Tuesday, March 27, 2012
Every week, usually on Sundays after church, I venture down to our local market at Lunzu Trading Centre and purchase our weekly supply of produce. The market—teeming with activity on each of its market days of Sunday and Thursday—is always alive with vendors calling out their products to shoppers as they go by. I’ve always enjoyed this time as a chance to interact with the people and to practice my Chichewa.
Gradually, over the weeks, I have come to realize that the social organism that is the Lunzu market, is an entirely other species than the supermarkets, local grocers, and even farmers’ markets we have back home in the U.S. Saying this, I am not just referring to the reality that as you walk in the hot sun, through a maze of wooden pole stalls, while everyone is speaking a Bantu language it is nearly impossible to confuse your situation from being in an air-conditioned, neatly aisled, modern supermarket or even a tented, ordered, farmer’s market with signs and prices easily seen by the unassisted eye.
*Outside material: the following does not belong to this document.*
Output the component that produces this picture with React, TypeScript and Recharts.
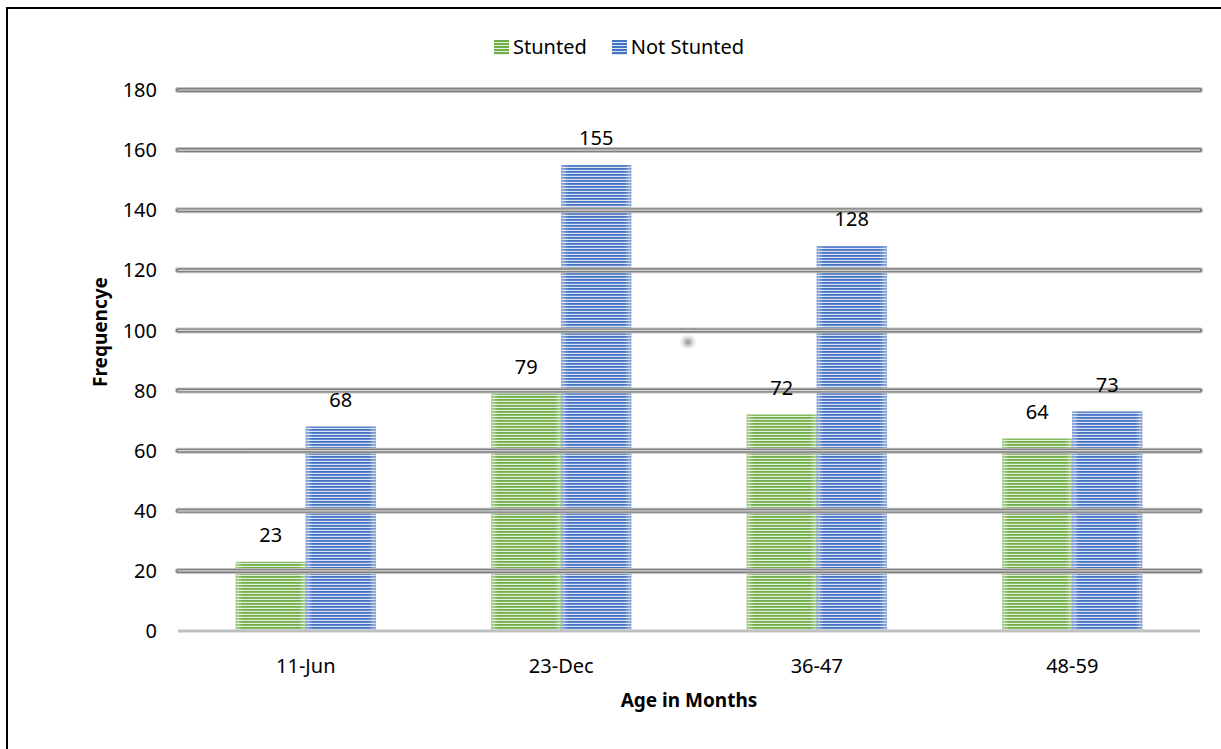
import React from 'react';
import { BarChart, Bar, XAxis, YAxis, Legend, ReferenceLine, LabelList } from 'recharts';

const categories = ['11-Jun', '23-Dec', '36-47', '48-59'];
const stunted = [23, 79, 72, 64];
const notStunted = [68, 155, 128, 73];
const yTicks = [0, 20, 40, 60, 80, 100, 120, 140, 160, 180];
const seriesNames = ['Stunted', 'Not Stunted'];
const seriesKeys = ['stunted', 'notStunted'];
const darkColors = ['#70ad47', '#4472c4'];
const lightColors = ['#e4efdc', '#dbe3f2'];

const data = categories.map((c, i) => ({ age: c, stunted: stunted[i], notStunted: notStunted[i] }));

const FONT = '"Noto Sans", "Open Sans", sans-serif';

const makeBar = (idx: number) => (props: any) => {
  const { x, y, width, height } = props;
  if (!height || height <= 0) return null;
  return (
    <g>
      <rect x={x} y={y} width={width} height={height} fill={`url(#stripe${idx})`} />
      <rect x={x} y={y} width={width} height={height} fill="url(#bevel)" />
      <rect x={x + 0.5} y={y + 0.5} width={width - 1} height={height - 1} fill="none" stroke={darkColors[idx]} strokeOpacity={0.35} strokeWidth={1} />
    </g>
  );
};

const GridTube = (props: any) => {
  const { x1, y1, x2, y2 } = props;
  return (
    <g>
      <line x1={x1} y1={y1} x2={x2} y2={y2} stroke="#c4c4c4" strokeWidth={6} strokeLinecap="round" />
      <line x1={x1} y1={y1} x2={x2} y2={y2} stroke="#7f7f7f" strokeWidth={4} strokeLinecap="round" />
      <line x1={x1} y1={y1} x2={x2} y2={y2} stroke="#d6d6d6" strokeWidth={1.2} />
    </g>
  );
};

const renderLegend = () => (
  <div style={{ display: 'flex', alignItems: 'center', height: 24, fontFamily: FONT, fontSize: 20, color: '#000' }}>
    {seriesNames.map((n, i) => (
      <div key={n} style={{ display: 'flex', alignItems: 'center', marginRight: i === 0 ? 25 : 0 }}>
        <svg width={15} height={15} style={{ display: 'block' }}>
          <defs>
            <pattern id={`lgStripe${i}`} patternUnits="userSpaceOnUse" width={4} height={3}>
              <rect x={0} y={0} width={4} height={3} fill={lightColors[i]} />
              <rect x={0} y={0} width={4} height={2} fill={darkColors[i]} />
            </pattern>
          </defs>
          <rect x={0} y={0} width={15} height={15} fill={`url(#lgStripe${i})`} />
        </svg>
        <span style={{ marginLeft: 4, lineHeight: '24px' }}>{n}</span>
      </div>
    ))}
  </div>
);

export default function App() {
  return (
    <div style={{ position: 'fixed', left: 0, top: 0, width: 1221, height: 749, overflow: 'hidden', background: '#fff' }}>
      <div style={{ position: 'absolute', left: 6, top: 7, width: 1300, height: 800, borderTop: '2px solid #000', borderLeft: '2px solid #000' }} />
      <div style={{ position: 'absolute', left: 0, top: 0 }}>
        <BarChart
          width={1221}
          height={749}
          data={data}
          margin={{ top: 66, right: 21, bottom: 0, left: 0 }}
          barCategoryGap="22.6%"
          barGap={0}
        >
          <defs>
            {darkColors.map((c, i) => (
              <pattern key={i} id={`stripe${i}`} patternUnits="userSpaceOnUse" width={4} height={3}>
                <rect x={0} y={0} width={4} height={3} fill={lightColors[i]} />
                <rect x={0} y={0} width={4} height={1.8} fill={c} />
              </pattern>
            ))}
            <linearGradient id="bevel" x1="0" y1="0" x2="1" y2="0">
              <stop offset="0" stopColor="#ffffff" stopOpacity={0.45} />
              <stop offset="0.1" stopColor="#ffffff" stopOpacity={0} />
              <stop offset="0.9" stopColor="#ffffff" stopOpacity={0} />
              <stop offset="1" stopColor="#ffffff" stopOpacity={0.45} />
            </linearGradient>
          </defs>
          <Legend
            verticalAlign="top"
            align="left"
            content={renderLegend}
            wrapperStyle={{ top: 35, left: 494, width: 300, height: 24 }}
          />
          <XAxis
            dataKey="age"
            height={118}
            tickSize={0}
            tickMargin={28}
            tickLine={false}
            axisLine={{ stroke: '#bfbfbf', strokeWidth: 3 }}
            tick={{ fill: '#000', fontSize: 20, fontFamily: FONT }}
            label={{
              content: () => (
                <text x={689} y={700} textAnchor="middle" dominantBaseline="central" fontFamily={FONT} fontSize={19} fontWeight="bold" fill="#000">
                  Age in Months
                </text>
              ),
            }}
          />
          <YAxis
            width={178}
            domain={[0, 180]}
            ticks={yTicks}
            interval={0}
            tickSize={0}
            tickMargin={21}
            tickLine={false}
            axisLine={false}
            tick={{ fill: '#000', fontSize: 20, fontFamily: FONT }}
            label={{
              content: () => (
                <text x={100} y={332} transform="rotate(-90 100 332)" textAnchor="middle" dominantBaseline="central" fontFamily={FONT} fontSize={19} fontWeight="bold" fill="#000">
                  Frequencye
                </text>
              ),
            }}
          />
          {yTicks.filter((v) => v > 0).map((v) => (
            <ReferenceLine key={v} y={v} shape={GridTube} ifOverflow="visible" />
          ))}
          {seriesKeys.map((k, i) => (
            <Bar key={k} dataKey={k} name={seriesNames[i]} fill={darkColors[i]} shape={makeBar(i)} isAnimationActive={false}>
              <LabelList dataKey={k} position="top" offset={20} fill="#000" fontSize={20} fontFamily={FONT} />
            </Bar>
          ))}
        </BarChart>
      </div>
      <div style={{ position: 'absolute', left: 679, top: 334, width: 18, height: 16, borderRadius: '50%', background: 'radial-gradient(closest-side, rgba(110,110,110,0.75), rgba(160,160,160,0.3) 60%, rgba(255,255,255,0))' }} />
    </div>
  );
}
While the Lunzu market is not necessarily chaotic, and there is an order to it all—certain vendors of certain products placed in different locations—there is a fundamental element to it that is not easily grasped by those uninitiated in its ways.
Initially, I would bargain with the vendors over the price of everything. Quickly I realized the price was much more negotiable the more you were willing to buy. Then, after awhile I realized the great benefit of becoming a consistent customer of one vendor. Rewards of “bonuses” (extra produce being thrown in with your purchase), a greater willingness to bargain, or even offering products at a former price when the market price had risen are all ways of enticing customers into remaining faithful to their suppliers. And the suppliers value their customers—even to the point that last week two old ladies were arguing over whose customer I was, because the one I had been recently buying from was gone one week and I bought from her neighbor.
While all of this adds up to a very different approach to the economy of produce distribution, the real factor separating it from the way we do things back home is the relational aspect of it all. Occasionally, I stop to greet a person I see every week, converse casually about how our families are, and then notice they don’t really have anything I want or need. Don’t get me wrong, I’m not a sucker for buying just anything for the sake of feeling sorry for someone and there have been times I’ve greeted someone and then bought nothing. But the difference between here and Publix is that you hesitate to do it. Or at least you hesitate to do it frequently to someone who has gotten used to a certain amount of income coming from you each week.
Many economists have written articles these past few years with the basic message of the recession having resulted from our having lost any semblance of a face to face economy that prevents an overemphasis on the bottom dollar. Nowadays, when I go to the market, it’s less about finding the best price and buying exactly what’s on my list. Rather, it’s about seeing what my friends have brought to offer to me for the upcoming week’s meals.